O CAMINHO PARA DEUS ACONTECE IN OBLIQUO; JAMAIS SERÁ IN RECTO
Li esta frase em um artigo, estudando a estrutura narrativa de Gênesis 4:1-12, a famosa história de Caim e Abel. Vocês a conhecem: Caim matou a Abel, seu irmão, porque Deus recebeu a oferta de Abel e preteriu a de Caim. Certo? Bom, numa leitura superficial esse deus apresenta-se um tanto arbitrário, faccioso e injusto. Mas olhemos com mais calma.
Caim, o primogênito de Eva (havah), era o preferido da mãe, aparentemente. Ela o havia adquirido (qaniti) com Deus, preenchendo o vazio de seu universo maternal. Abel (habel), o mais novo, não possuía tanta significância assim. A raiz de seu nome deriva de hebel – sopro, hálito. Assim ele passa, como um sopro na narrativa, sem dizer uma palavra. Mas também sua natureza apresenta a fragilidade do vento, sua figura é imperceptível e fugaz. Temos aqui dois irmãos: um mais velho, agricultor sedentário, preferido de todos; o outro, mais novo, frágil, pastor de ovelhas e pouco considerado.

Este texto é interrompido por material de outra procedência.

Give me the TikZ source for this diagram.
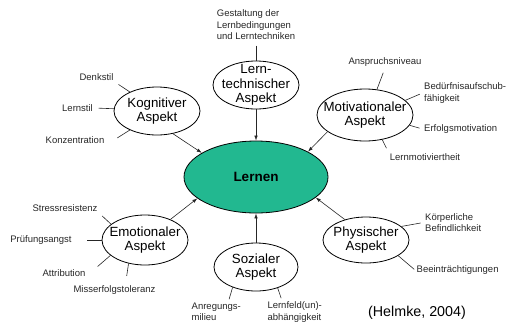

Sem entrar em mais detalhes , Caim mata Abel após reconhecer que Deus havia “olhado” para a oferta do mais novo e preterido a sua. Não acredito que a diferença resida nas ofertas, mas nos ofertantes. E a chave da narrativa está no v. 8, após o fratricidio, quando Yahweh pergunta a Caim: “onde está teu irmão?”. Sim, a oferta de Abel foi recebida como a oferta do menor, do mais fraco, do pequeno; a de Caim, preterida, como oferta exterior, escamoteando a desunião interior. Não havia fraternidade e solidariedade no coração de Caim. Sua oferta era resultado de um coração fechado ao seu “irmão”.
Com isso retornamos à frase inicial: o caminho para Deus passa pela consideração do “outro”. Maus relacionamentos não podem ser curados por ofertas exteriores: é no caminho da comunhão fraterna e do cuidado do mais fraco, da consideração do que está do nosso lado, que encontramos o verdadeiro Deus. Uma religião egóica, formal, excitada pelo rito e cega para o “irmão” não tem razão de ser. Ela é fratricida, não importa a qualidade da oferta.